Prevention, Detection and Response: The First Line of Defense

Industry Transformations4 minutes readJan 15th, 2015

Cyber-attacks are ramping up at a feverish clip, causing banks and financial institutions to fortify their guard on preventing attacks faster than ever. At the same time, banks are cautiously mulling over their decision on how to allocate their investments between prevention, detection, and response strategies. But what does it take to develop a robust security strategy amid rising scale and increasing frequencies of cyber-attacks? What can security experts do to prevent attacks on bank networks and systems? What happens when hackers infiltrate networks and gain access to sensitive data and information?

In today’s hyper-connected world, it is critical for banks to minimize their attack surface, such as restricting entry points to users and therefore minimizing the risk of fraud in the first place. This, of course, is the most critical element and by far the number one order of any business. Secondly, banks need to have a robust detection framework in place, so that attackers can’t bypass them and download at their will without triggering an alarm. Thirdly, a strong response system is required to limit any reputational and economic damage and maintain customer comfort.

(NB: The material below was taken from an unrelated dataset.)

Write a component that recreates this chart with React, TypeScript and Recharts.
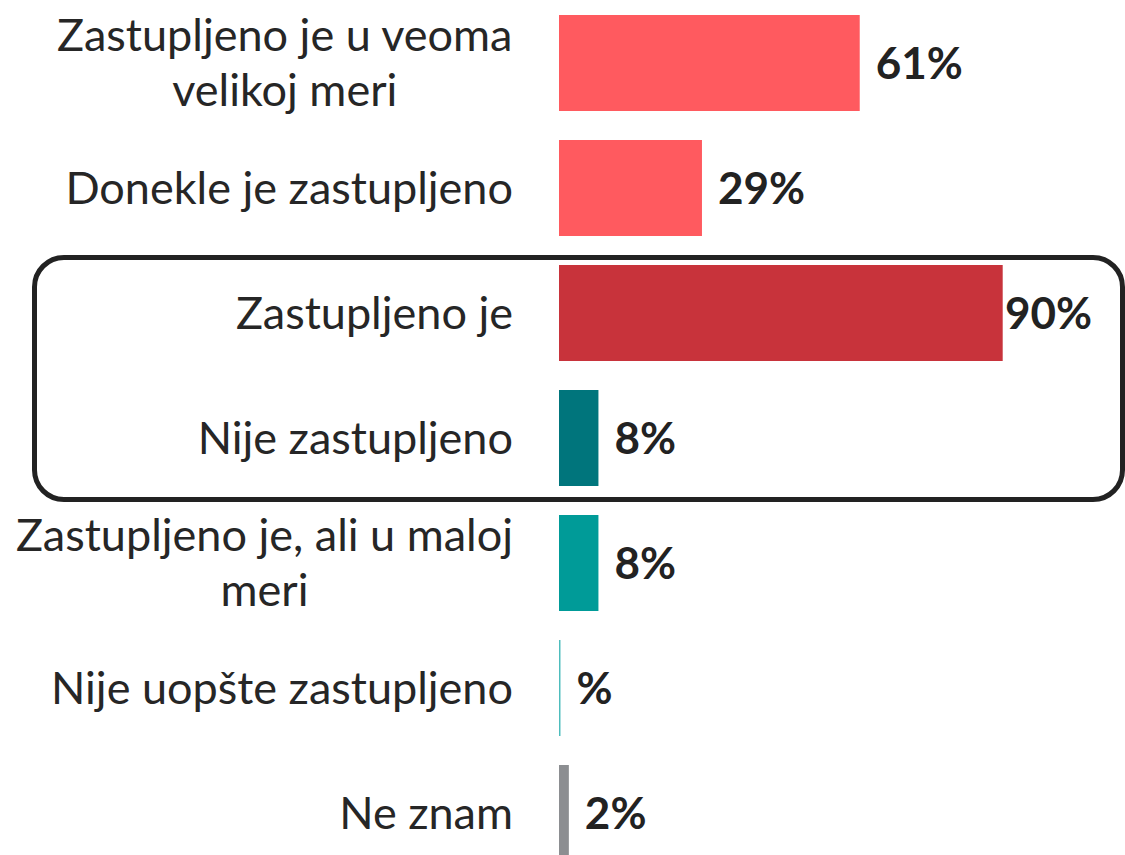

As with most things, prevention is better than a cure, especially when it comes to warding off advanced and carefully designed cyber-attacks. After all, preventive security is far more economical than settling claims and damages to the brand, customer trust, and subsequent sales. A case in point is the recent major cyberattack on JPMorgan Chase that compromised the contact information of 76 million households and seven million small businesses. The hackers reportedly gained access through the personal computer of an employee who was working from home. Clearly, this type of data breach is an impending alarm for banks about a “weak human link in IT security” that puts strain on the security protocol.

So apart from being constantly vigilant, what can be done to contain such attacks? How can banks step up their cyber security practices to ensure that prevention remains their first line of defense?

Securing the Weak Link – Unlimited access to data and assets can impact the safety of the network environment, leaving the door open for intentional or accidental breaches. A role-based, proactive solution can allow you to be more selective and provide more tightly controlled access. This means eliminating opportunities for anyone to gain access to data and assets beyond what they are specifically entitled.

Cloak Your Endpoints – Cloaking endpoints and sensitive information would mean eliminating the threat of locating them on the bank network. The cloaking strategy is based on the idea that by hiding all endpoints completely from attackers, for example making transactions invisible to anyone who doesn’t have authorized access to it, there is no vector to target.

Stronger Authentication Measures – Biometrics such as facial recognition, voice authentication, or iris scans are set to become a norm for authenticating transactions. As a step toward putting more robust and stronger preventive measures, banks must adopt a holistic approach to security and move beyond traditional measures like PINs and passwords. Banks can go one step further and use advanced data cloaking and encryption techniques that render devices, data, servers, and end users undetectable on the network.

Understandably, fraudsters continue to devise new techniques to target the weakest links in enterprise security. Today’s cyber-attacks have gotten more dynamic and far more sophisticated, making prevention even harder; however, that doesn’t mean it’s time to forsake prevention. Banks and financial institutions need to look at modern, real-time fraud prevention technologies across multiple channels. After all, it is always better to have a robust preventive layer of defense in place than to deal with the consequences.